5. Definition of the network

To select the desired architecture for training and test, define net in train.py and test.py respectively. Specify the number of classes in the classification problem with n_class and set is_training to True (training) or False (test). For example, for training a CapsNet with 10 classes.

net = capsnet.CapsNet(n_class=10, is_training=True)

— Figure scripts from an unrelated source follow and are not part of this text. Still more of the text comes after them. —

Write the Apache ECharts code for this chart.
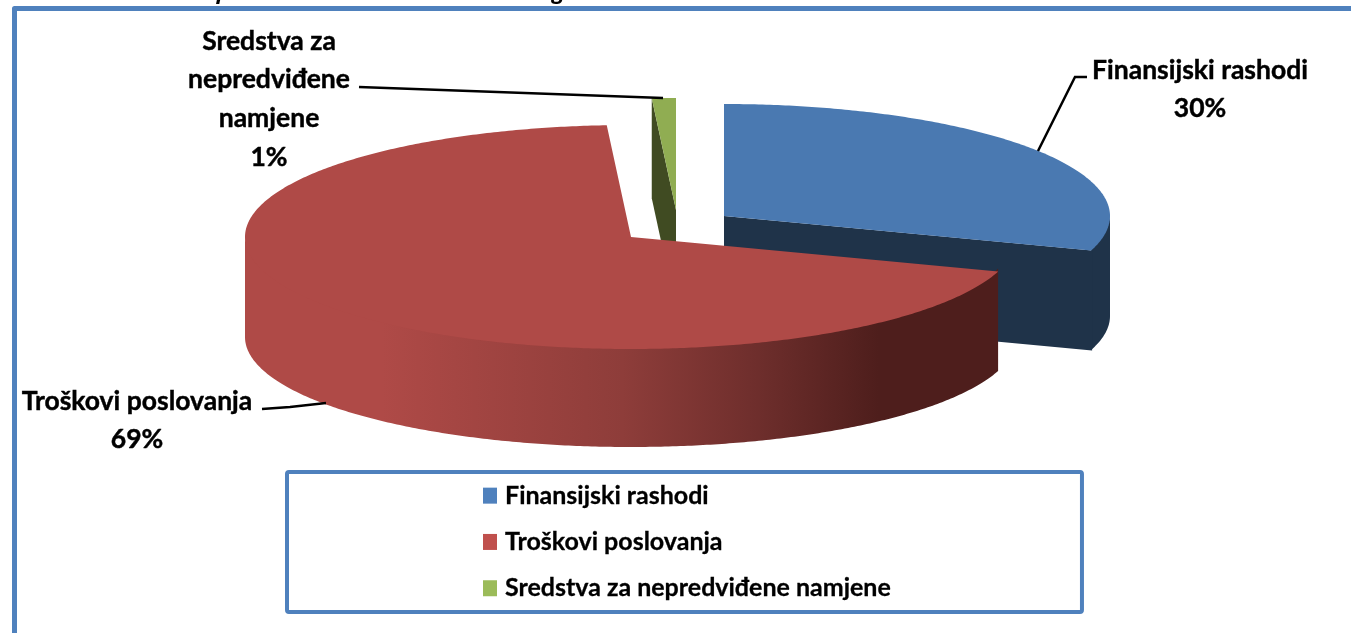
<!DOCTYPE html>
<html><head><meta charset="utf-8">
<style>html,body{margin:0;padding:0;background:#fff}#c{width:1351px;height:633px}</style>
<script src="https://cdn.jsdelivr.net/npm/echarts@6/dist/echarts.min.js"></script>
</head><body><div id="c"></div>
<script>
const categories = ['Finansijski rashodi', 'Troškovi poslovanja', 'Sredstva za nepredviđene namjene'];
const labelLines = [['Finansijski rashodi'], ['Troškovi poslovanja'], ['Sredstva za', 'nepredviđene', 'namjene']];
const values = [30, 69, 1];
const topColors = ['#4A79B1', '#AF4A47', '#90AD52'];
const sideColors = ['#1F3349', '#AF4A47', '#404B22'];
const legendColors = ['#4F81BD', '#C0504D', '#9BBB59'];

const RX = 386, RY = 112, RY_BOTTOM = 110, DEPTH = 100;
const apex = [[724, 216], [631, 237], [676, 210]];
const labelCenter = [[1200, 70], [137, 401], [269, 41]];
const leaders = [
  [[1038, 151], [1075, 77], [1087, 77]],
  [[326, 403], [290, 407], [262, 409]],
  [[663, 98], [359, 87]]
];
const LH = 38.7;
const font = 'Lato';
const total = values.reduce((a, b) => a + b, 0);

function angleRange(idx) {
  let before = 0;
  for (let i = 0; i < idx; i++) before += values[i];
  const a0 = Math.PI / 2 - before / total * 2 * Math.PI;
  return [a0, a0 - values[idx] / total * 2 * Math.PI];
}
function pt(c, a, dz, ry) { return [c[0] + RX * Math.cos(a), c[1] - (ry || RY) * Math.sin(a) + (dz || 0)]; }
function arc(c, a0, a1, dz, ry) {
  const n = Math.max(2, Math.ceil(Math.abs(a1 - a0) / 0.01)), out = [];
  for (let i = 0; i <= n; i++) out.push(pt(c, a0 + (a1 - a0) * i / n, dz, ry));
  return out;
}
function poly(points, fill) {
  return { type: 'polygon', shape: { points }, style: { fill }, silent: true };
}
function rim(idx, c, a0, a1) {
  // visible outer wall: the part of the arc in the lower half of the ellipse
  const lo = Math.max(Math.min(a0, a1), -Math.PI), hi = Math.min(Math.max(a0, a1), 0);
  if (hi <= lo) return null;
  // the upper edge is tucked 3px under the top face so no seam shows
  const top = arc(c, hi, lo, -3), bottom = arc(c, lo, hi, DEPTH, RY_BOTTOM);
  const fill = idx === 1 ? {
    type: 'linear', global: true, x: 246, y: 0, x2: 999, y2: 0,
    colorStops: [
      { offset: 0, color: '#AF4A47' }, { offset: 0.18, color: '#AF4A47' },
      { offset: 0.5, color: '#8E3D3A' }, { offset: 0.68, color: '#6E2E2C' },
      { offset: 0.84, color: '#4E1E1C' }, { offset: 1, color: '#4E1E1C' }
    ]
  } : sideColors[idx];
  return poly(top.concat(bottom), fill);
}
function renderSlice(idx) {
  return function () {
    const c = apex[idx], [a0, a1] = angleRange(idx), children = [];
    if (idx === 2) { // start cut face of the small slice
      const p = pt(c, a0);
      children.push(poly([p, c, [c[0], c[1] + DEPTH], [p[0], p[1] + DEPTH]], sideColors[2]));
    }
    const r = rim(idx, c, a0, a1);
    if (r) children.push(r);
    if (idx === 0) { // end cut face of the blue slice, overlapping the wall by a pixel
      const p = pt(c, a1);
      children.push(poly([c, [p[0] + 1, p[1]], [p[0] + 1, p[1] + DEPTH], [c[0], c[1] + DEPTH]], sideColors[0]));
    }
    children.push(poly([c].concat(arc(c, a0, a1, 0)), topColors[idx]));
    return { type: 'group', children };
  };
}
function renderLabel(idx) {
  const pts = leaders[idx], children = [];
  children.push({ type: 'polyline', shape: { points: pts }, silent: true,
    style: { stroke: '#000', lineWidth: 2.5, fill: null } });
  const lines = labelLines[idx].concat([values[idx] + '%']);
  lines.forEach((t, i) => children.push({
    type: 'text', x: labelCenter[idx][0], y: labelCenter[idx][1] + i * LH, silent: true,
    scaleX: 1.06, scaleY: 1.08,
    style: { text: t, fill: '#000', align: 'center', verticalAlign: 'middle',
      font: 'bold 25px ' + font, stroke: '#000', lineWidth: 0.4 }
  }));
  return { type: 'group', children };
}

const drawOrder = [2, 0, 1];
const series = drawOrder.map(idx => ({
  type: 'custom', name: categories[idx], coordinateSystem: 'none',
  data: [values[idx]], renderItem: renderSlice(idx), silent: true, animation: false, z: 2,
  itemStyle: { color: legendColors[idx] }
}));
series.push({
  type: 'custom', name: 'labels', coordinateSystem: 'none', data: values,
  renderItem: (p) => renderLabel(p.dataIndex), silent: true, animation: false, z: 3
});

const chart = echarts.init(document.getElementById('c'), null, { renderer: 'canvas' });
chart.setOption({
  backgroundColor: '#fff',
  animation: false,
  title: {
    text: 'Struktura rashoda po osnovnim stavkama budžeta grada', left: 15, top: -23,
    textStyle: { fontFamily: 'Open Sans', fontStyle: 'italic', fontWeight: 'bold', fontSize: 22, color: '#000' }
  },
  legend: {
    data: categories, orient: 'vertical', left: 287, top: 472,
    padding: [11, 191, 11, 196], itemGap: 21, itemWidth: 14, itemHeight: 16,
    icon: 'rect', selectedMode: false, align: 'left',
    borderColor: '#4F81BD', borderWidth: 4, borderRadius: 2,
    textStyle: { fontFamily: font, fontWeight: 'bold', fontSize: 25, color: '#000', padding: [0, 0, 0, 3],
      textBorderColor: '#000', textBorderWidth: 0.3 }
  },
  graphic: [{ type: 'polyline', silent: true, z: 0,
    shape: { points: [[14.5, 633], [14.5, 8.5], [1351, 8.5]] },
    style: { stroke: '#4F81BD', lineWidth: 5, fill: null, lineJoin: 'round' } }],
  series
});
</script></body></html>
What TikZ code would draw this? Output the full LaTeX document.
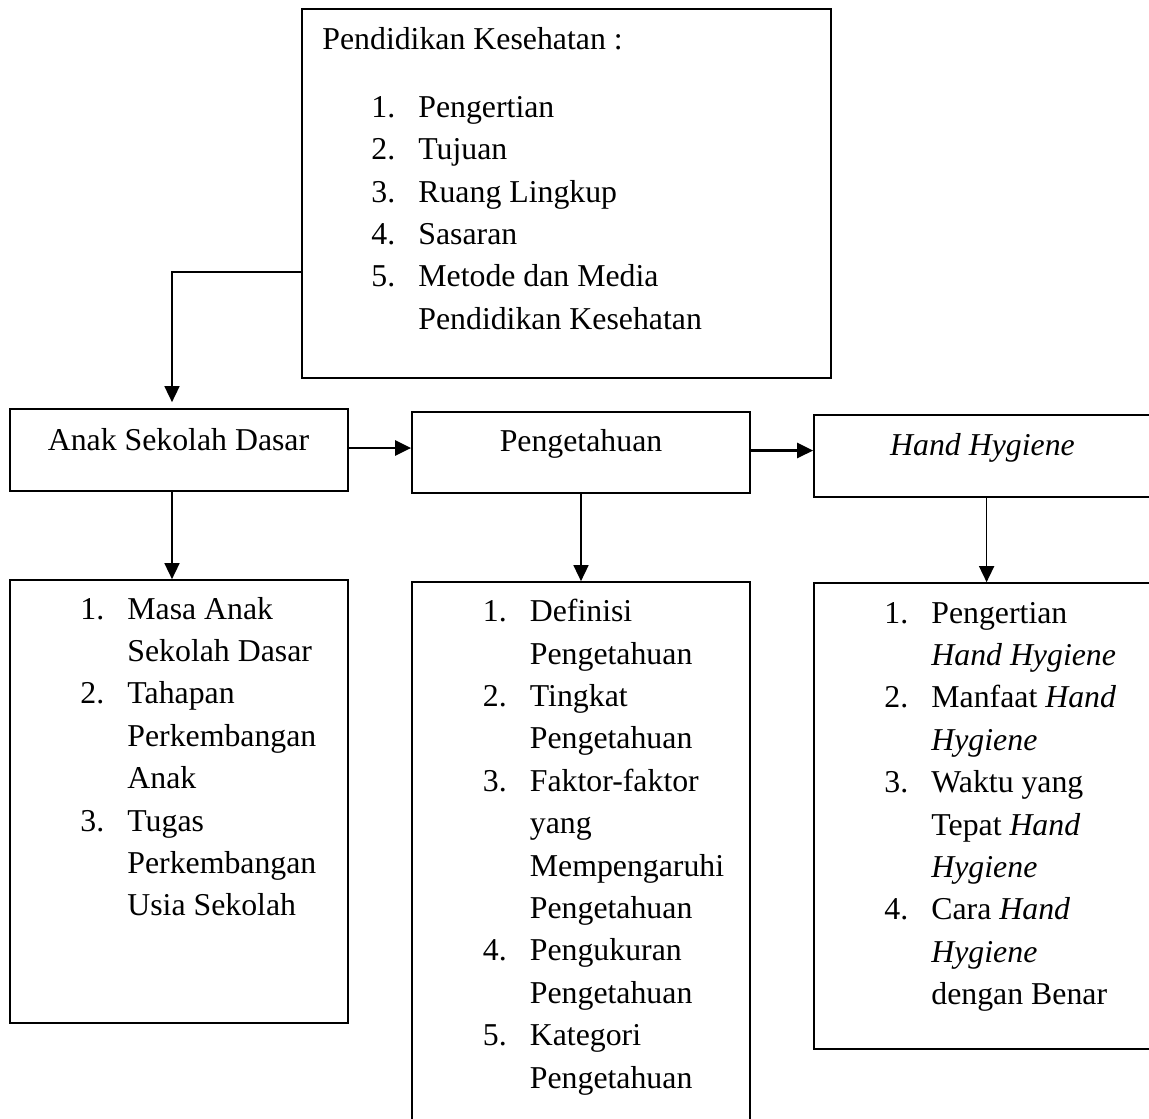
\documentclass[tikz,border=0pt]{standalone}
\usepackage{fontspec}
\setmainfont{Liberation Serif}
\usetikzlibrary{arrows.meta, positioning}

\newcommand{\nomor}[1]{\makebox[23.5pt][l]{#1}}
\newcommand{\hh}{\textit{Hand Hygiene}}

\begin{document}
\begin{tikzpicture}[
    x=0.5pt, y=-0.5pt,
    box/.style={rectangle, draw=black, line width=0.85pt, minimum width=169pt, inner sep=0pt},
    txt/.style={inner sep=0pt, font=\fontsize{15.9pt}{21.2pt}\selectfont},
    arrow/.style={-{Triangle[length=8pt, width=7.5pt]}, line width=0.8pt, black},
    thickarrow/.style={arrow, line width=1.4pt},
]
\useasboundingbox (0,0) rectangle (1149,1118);
\clip (0,0) rectangle (1149,1118);

% ===== Top: Pendidikan Kesehatan =====
\node[box, minimum width=264.5pt, minimum height=184.4pt] (pk) at (566.5,193.7) {};
\node[txt, anchor=base west] (pkhead) at (322,49.3) {Pendidikan Kesehatan :};
\node[txt, anchor=base west] (pklist) at (371,117.3) {\begin{tabular}[t]{@{}l@{}}
    \nomor{1.}Pengertian\\
    \nomor{2.}Tujuan\\
    \nomor{3.}Ruang Lingkup\\
    \nomor{4.}Sasaran\\
    \nomor{5.}Metode dan Media\\
    \nomor{}Pendidikan Kesehatan
\end{tabular}};

% ===== Middle row =====
\node[box, minimum height=41pt] (anak) at (179,450) {};
\node[txt, anchor=base] (anaktext) at (178.5,450) {Anak Sekolah Dasar};

\node[box, minimum height=40.5pt] (tahu) at (581,452.5) {};
\node[txt, anchor=base] (tahutext) at (581,451.7) {Pengetahuan};

\node[box, minimum height=41pt] (hand) at (983,456) {};
\node[txt, anchor=base] (handtext) at (982.5,455) {\hh};

% ===== Bottom row =====
\node[box, minimum height=221.5pt] (anaklist) at (179,801.5) {};
\node[txt, anchor=base west] (anakitems) at (80,619) {\begin{tabular}[t]{@{}l@{}}
    \nomor{1.}Masa Anak\\
    \nomor{}Sekolah Dasar\\
    \nomor{2.}Tahapan\\
    \nomor{}Perkembangan\\
    \nomor{}Anak\\
    \nomor{3.}Tugas\\
    \nomor{}Perkembangan\\
    \nomor{}Usia Sekolah
\end{tabular}};

\node[box, minimum height=274pt] (tahulist) at (581,856) {};
\node[txt, anchor=base west] (tahuitems) at (482.5,621.7) {\begin{tabular}[t]{@{}l@{}}
    \nomor{1.}Definisi\\
    \nomor{}Pengetahuan\\
    \nomor{2.}Tingkat\\
    \nomor{}Pengetahuan\\
    \nomor{3.}Faktor-faktor\\
    \nomor{}yang\\
    \nomor{}Mempengaruhi\\
    \nomor{}Pengetahuan\\
    \nomor{4.}Pengukuran\\
    \nomor{}Pengetahuan\\
    \nomor{5.}Kategori\\
    \nomor{}Pengetahuan
\end{tabular}};

\node[box, minimum height=233pt] (handlist) at (983,816) {};
\node[txt, anchor=base west] (handitems) at (884,623) {\begin{tabular}[t]{@{}l@{}}
    \nomor{1.}Pengertian\\
    \nomor{}\hh\\
    \nomor{2.}Manfaat \textit{Hand}\\
    \nomor{}\textit{Hygiene}\\
    \nomor{3.}Waktu yang\\
    \nomor{}Tepat \textit{Hand}\\
    \nomor{}\textit{Hygiene}\\
    \nomor{4.}Cara \textit{Hand}\\
    \nomor{}\textit{Hygiene}\\
    \nomor{}dengan Benar
\end{tabular}};

% ===== Arrows =====
\draw[arrow, shorten >=3pt] ([yshift=-39pt]pk.west) -| ([xshift=-3.5pt]anak.north);
\draw[thickarrow] ([yshift=1pt]anak.east) -- ([yshift=1pt]anak.east -| tahu.west);
\draw[thickarrow] ([yshift=1pt]tahu.east) -- ([yshift=1pt]tahu.east -| hand.west);
\draw[arrow] ([xshift=-3.5pt]anak.south) -- ([xshift=-3.5pt]anaklist.north);
\draw[arrow] (tahu.south) -- (tahulist.north);
\draw[arrow] ([xshift=1.8pt]hand.south) -- ([xshift=1.8pt]handlist.north);

\end{tikzpicture}
\end{document}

please notice that trainer argument has to be changed accordingly.

6. Training

Specify the network as described in Step 5 and use model_path argument to store your models, e.g. model_path = "./models/mnist/capsnet/".

$ python train.py

7. Test

To restore and test a model, define the network as described in Step 5 and from where models should be restored with model_path argument.

$ python test.py

8. Visualization of CapsNet

You can compare the input images and their reconstruction by visualizing them.
You can also modify the dimensions of the output vector of the secondary capsule to interpret the different dimensions.

$ python visualization.py

Citation

If this work is useful for your research, please cite our paper:

@inproceedings{JimnezSnchez2018CapsuleNA,
  title={Capsule Networks Against Medical Imaging Data Challenges},
  author={Amelia Jim{\'e}nez-S{\'a}nchez and Shadi Albarqouni and Diana Mateus},
  booktitle={CVII-STENT/LABELS@MICCAI},
  year={2018}
}

Acknowledgement

The code of Capsule Networks is based on the implementation by @ageron.